Das ist keine Tendenz, die jetzt so langsam aufkommt, das ist eine Tendenz, die schon seit Jahren besteht. Nennt sich allgemein Verrohung unserer Gesellschaft. Ich würde geschätzt sagen, dass wir bereits vor 5-10 Jahren darüber diskutiert haben, dass wir uns früher als Jugendliche auch geprügelt haben, wenn der andere am Boden lag aber nicht mehr nachgetreten haben. Anders als es heute und in den letzen x Jahren ist.
Ernsthaft?
Ok, du hast am Schluss ein "x" gesetzt, aber vorher warst du konkreter und weißt trotzdem wahrscheinlich selber, dass das halt eben nicht nur schon seit x Jahren der Fall ist, sondern wahrscheinlich seit Menschengedenken. Das man denkt, es war früher alles besser, obwohl es früher im Schnitt immer schlimmer war.
Ich will nichts verharmlosen, mich schocken die Ereignisse zu Silvester immer noch, egal, ob Nero glaubt, ich übertreibe mit meinem Schock.
Genau das tue ich eben nicht, auch gerade deshalb nicht, weil ich sage, dass es heute, auch Silvester 2015, sicherer in De war als die Jahrzehnte vorher, weil wir als Menschheit uns trotz aller Scheiße immer weiter entwickeln.
Dennoch oder gerade deshalb schockt mich das Ganze, auch ohne Tote (damit Nero es auch versteht), eben weil wir schon weiter sind.

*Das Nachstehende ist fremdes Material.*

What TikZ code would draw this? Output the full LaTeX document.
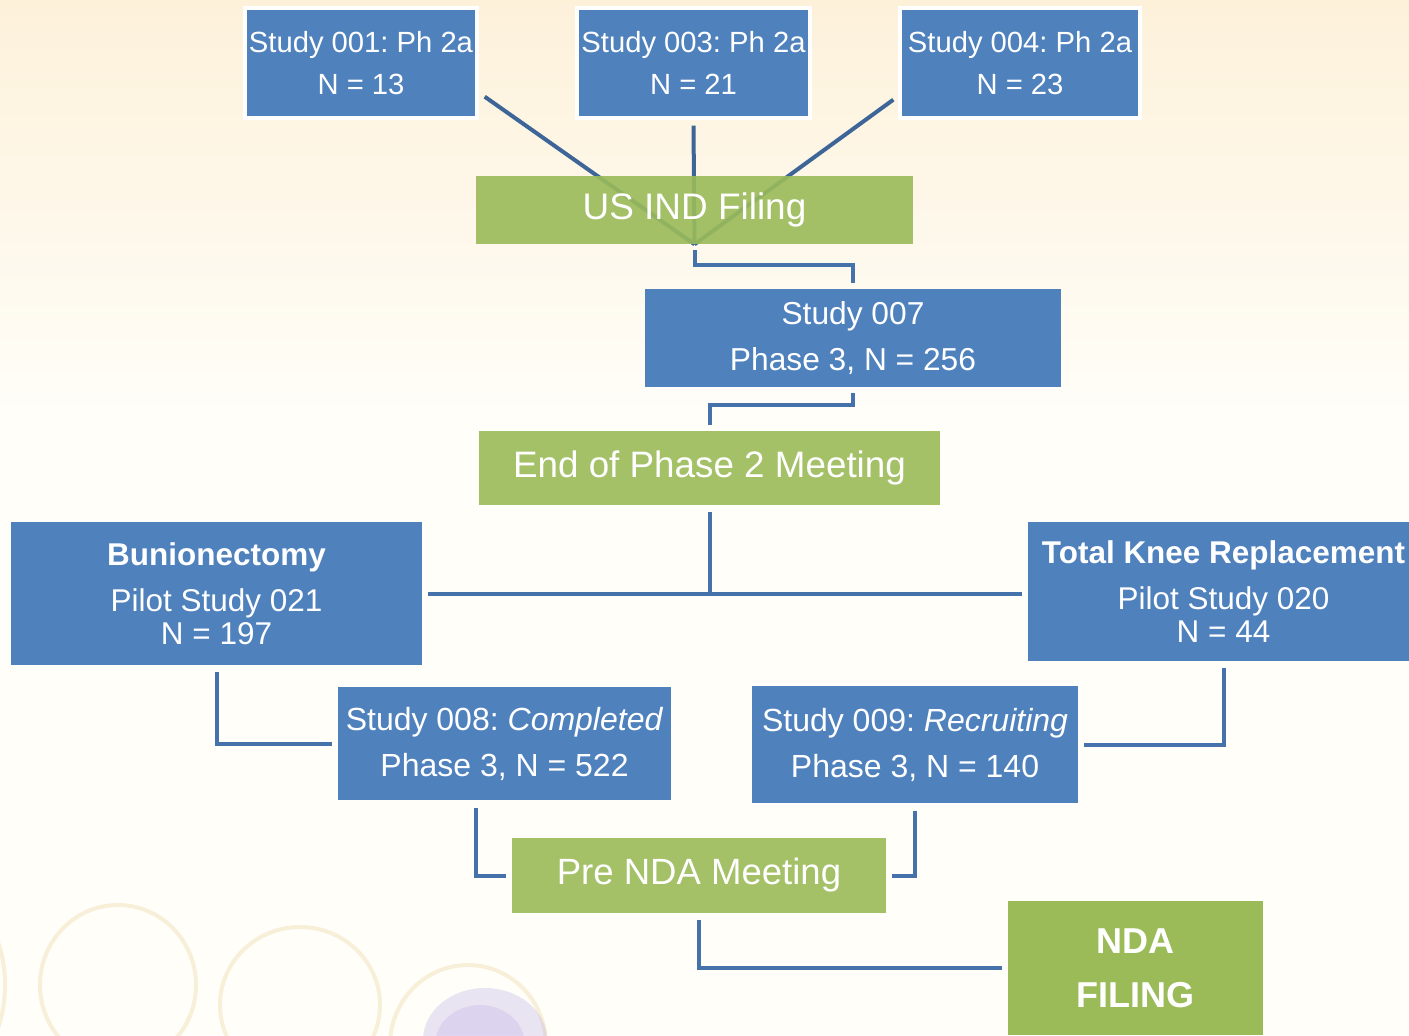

Selbst die kriminellen "Antanzer", also Diebe, die Oktoberfest-Grabscher, die Machos wissen, dass das nicht ok war.
Aber deswegen verstehe ich nicht, wie die Rechten (und ja, die Schublade gönne ich mir), denken könnten, die Ereignisse geben ihnen Recht in ihren Vorurteilen.
Die Ereignisse, die ich, noch mal, schockierend und nicht hinnehmbar empfinde, geben denjenigen Recht, die sagen, man darf nicht dahin kommen, Gruppen, gebildet aus welchen Merkmalen auch immer, gegeneinander auszuspielen.
Weil das immer Aus- oder Abgrenzung bedeutet und damit die Gefahr birgt, sich über andere zu stellen und die anderen, zum Beispiel die Gruppe der Frauen, begrapschen zu können.
Es ist eigentlich alles das selbe Spiel: Ausländer beklagen sich über Diskriminierung und ziehen im schlimmsten Fall als unüberlegte Reaktion über Deutsche her und beklauen sie. Sind ja nur die doofen Deutschen, die sich ausnutzen lassen.
Deutsche beklagen sich über Ausnutzung und ziehen im schlimmsten Fall als unüberlegte Reaktion über Ausländer her und zünden Häuser an. Sind ja nur die doofen Schmarotzer.
Männer beklagen sich über den Genderwahn und begrapschen im schlimmsten Fall als unüberlegte Reaktion auf dem Oktoberfest oder zu Silvester Frauen. Sind ja nur die Weibchen.
Frauen beklagen sich über Benachteiligung und erstatten im schlimmsten Fall als unüberlegte Reaktion falsche Anzeige wegen sexueller Nötigung. Sind ja nur die Machoschweine. (Ich gebe zu, hier etwas konstruieren oder aufbauschen zu müssen, mir ging es nur um Auswüchse, die bei Problemen für Frauen offenbar wirklich eher Ausnahmen sind?)
Soll heißen: ja, gerade läuft einiges schief, nein, das hat weder mit dem einen, noch dem anderen, was konkret zu benennen ist, zu tun.
Es ist alles eine Melange aus vielen Dingen, die eben nicht mit Schlagwörtern zu lösen sind. Die eben nicht konkret zu benennen sind.
Sondern nur diffus zu benennen und zu erfassen.
Um es etwas konkreter zu machen: der ein oder andere hier, der sich nichts zu schulden kommen lassen hat, aber Angst um die Ordnung hier in diesem Lande hat, würde sich genau die gleichen Sorgen machen, wenn er/sie als Flüchtling vor vielleicht einem Jahr hier her gekommen wäre und die ganzen Diskussionen mitbekommt.
Manch Deutscher überlegt sich aus dieser Sorge heraus, sich in welcher Form auch immer wehrhafter zu benehmen und würde das genau so machen, wenn er hier als Flüchtling mitlesen würde, dann halt nur von der anderen Seite.
Weil diese "Sorgen" diffus sind.
Und so etwas Diffuses kann man halt nur lösen, wenn man sich entgegen kommt. Was nie und nimmer geschehen kann, wenn man aufeinander eindrischt.
Und das ist keine "Heile-Welt" oder "Gutmenschen-Gelaber", das ist die einzige Alternative zum Eindreschen aka Gewalt.